The Honolulu Sunday Star-Bulletin & Advertiser o f
January 27, 1991, affirmed Cox’s role in the crackdown on the
Hawaii-based longliners. Reporter Jan TenBruggencate found
independent sources, including two longline fishers, who confirmed
the allegation that longliners were killing endangered
monk seals and albatrosses. The monk seals were killed by
accident, when they tried to steal fish and got hooked.
Albatrosses were deliberately poisoned and shot.
TenBruggencate also verified weak FWS and NMFS
enforcement of fishing laws off Hawaii. “Since the [on board] observer program started in November 1990,” TenBruggencate
wrote, “there has been only one person assigned to the duty.
Even the single observer has often been unable to get aboard
fishing craft for one reason or another.”
Explained George Boehlert, head of the NMFS’
Honolulu laboratory and supervisor of the observer program,
“There are many exemptions. The boat may be considered
unsafe, and we won’t put a federal employee on it. Or there
isn’t bunk space. On those vessels lacking observers, we can’t
know what they’re doing.”
Cox recently sued FWS, he says, alleging he was a
victim of racial discrimination as well as whistleblower retaliation.
An Afro-American from rural Mississippi, he was among
the first Afro-American investigators within the FWS, and was
surrounded on the job by Caucasian southerners.
Sooner or later, Cox avers, he will have his day in
court, when he will get the chance to present evidence and
cross-examine witnesses. That may establish the veracity of his
personal claims, about harassment and discrimination.

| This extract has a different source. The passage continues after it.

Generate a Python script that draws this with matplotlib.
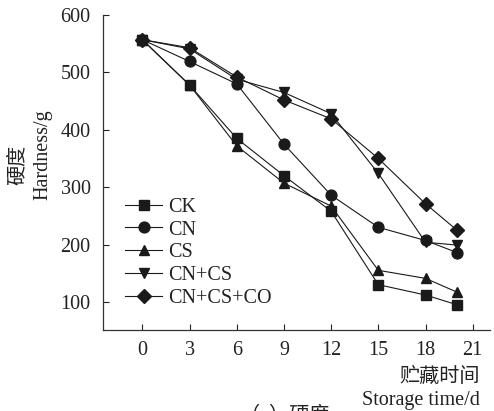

But
Cox’s case as an individual may only fringe on the wildlife
issues, depending on how much the judge believes it is necessary
to investigate to decide whether or not Cox was genuinely
discriminated against.
“That should concern everybody,” Cox concludes.
“My case is one thing, for me as a private person, but the
greater issue is whether rare and endangered species of wildlife
can be protected under the law as they are supposed to be. If I
am right, the people who are supposed to be enforcing the law
are helping wrong-doers who harm these species to flout the
law. That must be exposed, and it must stopped.
“If I’m wrong, then everything I’ve done was for
nothing. What have I gotten out of it, besides trouble that I
could have avoided if I’d just gone along with the system?”